Over the past few months, I’ve been trying to be more conscious about how I react and interact with people I disagree with. Rather than discrediting or nearly ignoring dissenting opinions, I’ve been focusing on trying to learn why those opinions exist in someone.
We often have a hard time listening to opinions or ideas that directly conflict with our own beliefs. Many opinions can be changed by learning facts on the subject, but it’s much harder when it comes to religious, political, or social beliefs. It almost seems like a biological defense mechanism.
Recently I came across a post by Benjamin Mathes titled How To Listen When You Disagree (please click through and read the whole thing, it’s well worth it). In the post he recounts hist experience of “Free Listening” at the Republican National Convention — he sets up with a sign and just listens to anyone about anything they want to say.
In the post he talks about the importance of looking past the opinion and listening to the person. Get their story, and learn how they came to have those opinions you disagree with.
“When someone has a point of view we find difficult to understand, disagreeable, or even offensive, we must look to the set of circumstances that person has experienced that resulted in that point of view.

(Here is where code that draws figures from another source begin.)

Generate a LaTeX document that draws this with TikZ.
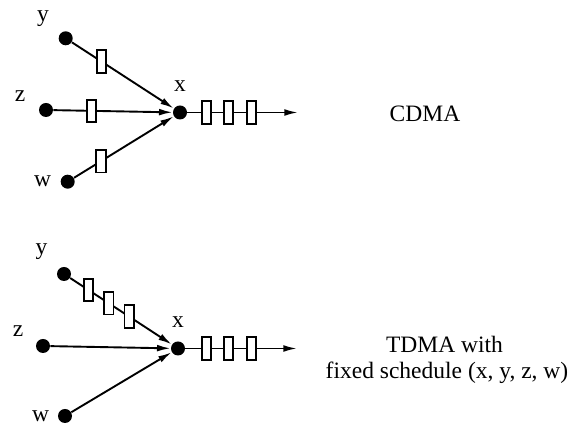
\documentclass[tikz,border=0pt]{standalone}
\usepackage{fontspec}
\setmainfont{Liberation Serif}
\usetikzlibrary{arrows.meta}

\begin{document}
\begin{tikzpicture}[x=0.5pt,y=0.5pt]
            \tikzstyle{every node}+=[inner sep=0pt, font=\fontsize{11.75}{13}\selectfont]
            \tikzstyle{host}=[circle, fill=black, minimum size=7pt]
            \tikzstyle{pkt}=[draw=black, fill=white, line width=0.9pt, minimum width=4.7pt, minimum height=11.2pt]
            \tikzstyle{wire}=[black, line width=0.95pt]
            \tikzstyle{link}=[wire, -{Latex[length=6.8pt,width=3.4pt]}]
            \useasboundingbox (0,0) rectangle (574,-426);
            % CDMA
            \node [host] (y1) at (65.7,-38.3) {};
            \node [host] (z1) at (46,-110) {};
            \node [host] (w1) at (67.7,-181.7) {};
            \node [host] (x1) at (180,-112.5) {};
            \node [anchor=base] (ly1) at (43,-21.5) {y};
            \node [anchor=base] (lz1) at (20,-102) {z};
            \node [anchor=base] (lw1) at (42.5,-187) {w};
            \node [anchor=base] (lx1) at (180,-92) {x};
            \draw [link] (y1) -- node [pkt, pos=0.29] {} (x1);
            \draw [link] (z1) -- node [pkt, pos=0.32] {} (x1);
            \draw [link] (w1) -- node [pkt, pos=0.27] {} (x1);
            \node [pkt] (qa1) at (206.5,-112.5) {};
            \node [pkt] (qb1) at (228.5,-112.5) {};
            \node [pkt] (qc1) at (251.5,-112.5) {};
            \coordinate (out1) at (298,-112.5);
            \draw [wire] (x1) -- (qa1) -- (qb1) -- (qc1);
            \draw [link] (qc1) -- (out1);
            \node [anchor=base] (cdma) at (425,-122) {CDMA};
            % TDMA
            \node [host] (y2) at (64,-274) {};
            \node [host] (z2) at (43,-346) {};
            \node [host] (w2) at (65,-416) {};
            \node [host] (x2) at (178,-348.5) {};
            \node [anchor=base] (ly2) at (41.5,-255) {y};
            \node [anchor=base] (lz2) at (18,-337) {z};
            \node [anchor=base] (lw2) at (40.5,-422) {w};
            \node [anchor=base] (lx2) at (178,-328) {x};
            \draw [link] (y2) -- node [pkt, pos=0.18] {} node [pkt, pos=0.38] {} node [pkt, pos=0.58] {} (x2);
            \draw [link] (z2) -- (x2);
            \draw [link] (w2) -- (x2);
            \node [pkt] (qa2) at (206.5,-348.5) {};
            \node [pkt] (qb2) at (228.5,-348.5) {};
            \node [pkt] (qc2) at (251.5,-348.5) {};
            \coordinate (out2) at (297,-348.5);
            \draw [wire] (x2) -- (qa2) -- (qb2) -- (qc2);
            \draw [link] (qc2) -- (out2);
            \node [anchor=base] (tdma) at (444.5,-353) {TDMA with};
            \node [anchor=base] (sched) at (447,-379) {fixed schedule (x, y, z, w)};
        \end{tikzpicture}
\end{document}
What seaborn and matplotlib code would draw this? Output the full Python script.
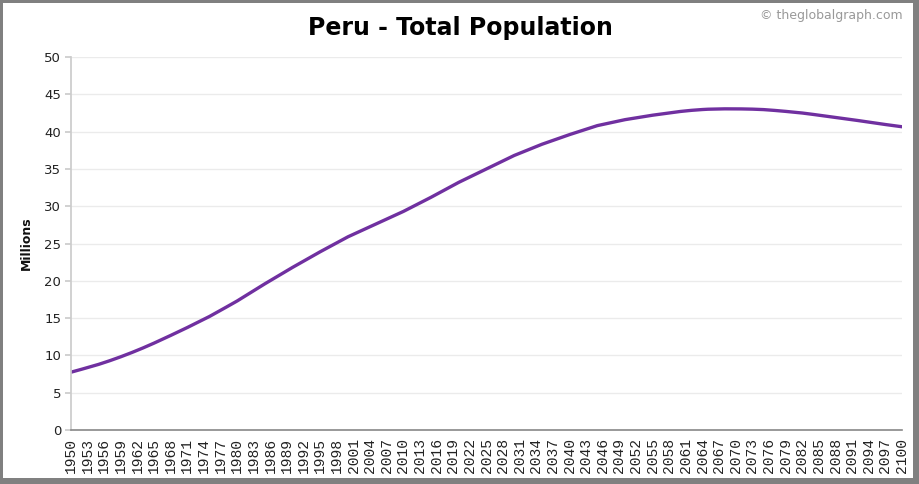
import matplotlib
matplotlib.use("Agg")
import matplotlib.pyplot as plt
import seaborn as sns
import pandas as pd
from matplotlib.patches import Rectangle

years = list(range(1950, 2101))
population = [
    7.75, 7.95, 8.16, 8.37, 8.58,
    8.80, 9.04, 9.29, 9.55, 9.82,
    10.10, 10.39, 10.69, 11.00, 11.32,
    11.65, 11.99, 12.33, 12.68, 13.03,
    13.38, 13.74, 14.11, 14.48, 14.85,
    15.22, 15.63, 16.04, 16.46, 16.88,
    17.30, 17.76, 18.22, 18.68, 19.14,
    19.60, 20.04, 20.48, 20.92, 21.36,
    21.80, 22.22, 22.64, 23.06, 23.48,
    23.90, 24.30, 24.70, 25.10, 25.50,
    25.90, 26.24, 26.58, 26.92, 27.26,
    27.60, 27.94, 28.28, 28.62, 28.96,
    29.30, 29.68, 30.06, 30.44, 30.82,
    31.20, 31.60, 32.00, 32.40, 32.80,
    33.20, 33.56, 33.92, 34.28, 34.64,
    35.00, 35.36, 35.72, 36.08, 36.44,
    36.80, 37.10, 37.40, 37.70, 38.00,
    38.30, 38.56, 38.82, 39.08, 39.34,
    39.60, 39.84, 40.08, 40.32, 40.56,
    40.80, 40.96, 41.12, 41.28, 41.44,
    41.60, 41.72, 41.84, 41.96, 42.08,
    42.20, 42.30, 42.40, 42.50, 42.60,
    42.70, 42.78, 42.85, 42.91, 42.96,
    43.00, 43.02, 43.04, 43.05, 43.05,
    43.05, 43.04, 43.03, 43.01, 42.98,
    42.95, 42.90, 42.84, 42.78, 42.71,
    42.64, 42.57, 42.49, 42.40, 42.30,
    42.20, 42.10, 42.00, 41.90, 41.80,
    41.70, 41.60, 41.49, 41.38, 41.26,
    41.15, 41.05, 40.95, 40.85, 40.75,
    40.65,
]
x_ticks = list(range(1950, 2101, 3))
y_ticks = list(range(0, 51, 5))

df = pd.DataFrame({"Year": years, "Population": population})

sns.set_theme(style="white")
plt.rcParams["font.family"] = ["DejaVu Sans"]

W, H = 919, 484
fig = plt.figure(figsize=(W / 100, H / 100), dpi=100)
ax = fig.add_axes([71 / W, 1 - 430 / H, (902 - 71) / W, (430 - 57) / H])

sns.lineplot(data=df, x="Year", y="Population", ax=ax, color="#7030A0",
             linewidth=2.4, legend=False)

ax.set_xlim(1950, 2100)
ax.set_ylim(0, 50)
ax.set_xticks(x_ticks)
ax.set_xticklabels([str(t) for t in x_ticks], rotation=90,
                   family="Liberation Mono", fontsize=10.5, color="#222222")
ax.set_yticks(y_ticks)
ax.set_yticklabels([str(t) for t in y_ticks], fontsize=9.5, color="#222222")
ax.grid(axis="y", color="#ebebeb", linewidth=1)
ax.set_axisbelow(True)
ax.tick_params(axis="y", length=4, color="#cccccc", pad=3, left=True)
ax.tick_params(axis="x", length=0, pad=6)
for s in ["top", "right"]:
    ax.spines[s].set_visible(False)
ax.spines["left"].set_color("#cccccc")
ax.spines["bottom"].set_color("#888888")
ax.spines["bottom"].set_linewidth(1.2)
ax.set_xlabel("")
ax.set_ylabel("Millions", fontsize=9, fontweight="bold", color="#111111", labelpad=8)

fig.text(460 / W, 1 - 28 / H, "Peru - Total Population", ha="center", va="center",
         fontsize=17, fontweight="bold", color="#000000")
fig.text(903 / W, 1 - 16 / H, "© theglobalgraph.com", ha="right", va="center",
         fontsize=9, color="#999999")

border = "#808080"
for (x0, y0, w, h) in [(0, 0, 3, H), (0, 0, W, 3), (W - 6, 0, 6, H), (0, H - 6, W, 6)]:
    fig.patches.append(Rectangle((x0 / W, 1 - (y0 + h) / H), w / W, h / H,
                                 transform=fig.transFigure, facecolor=border,
                                 edgecolor="none", zorder=10))

fig.savefig("out.png", dpi=100, facecolor="white")
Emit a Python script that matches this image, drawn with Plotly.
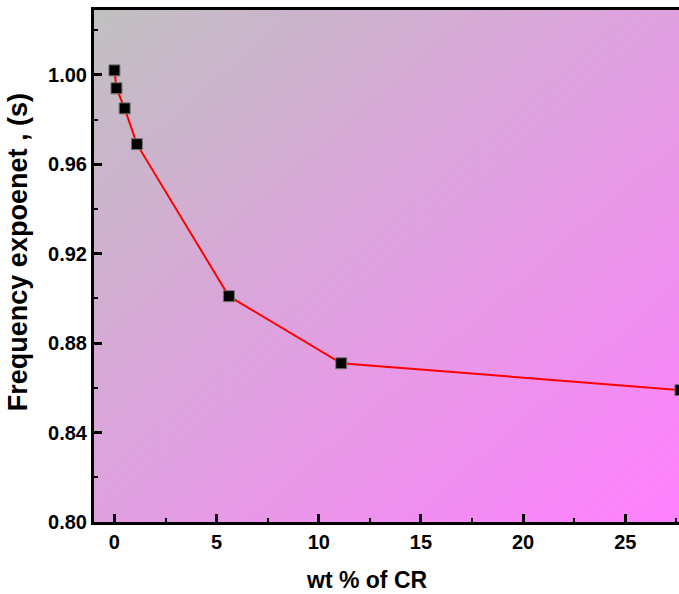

Get their story, their biography, and you’ll open up the real possibility of an understanding that transcends disagreement.”
This is an incredibly powerful message. It’s often so difficult to truly listen to someone in the face of disagreement. I know I often discredit opinions that I find irrational or offensive, something I’m actively working on every day.
But we must remember that, just like our own stories that brought us to our own beliefs, these people with different beliefs and opinions have their own story that brought them there. We must work to listen to the person, not just the opinion.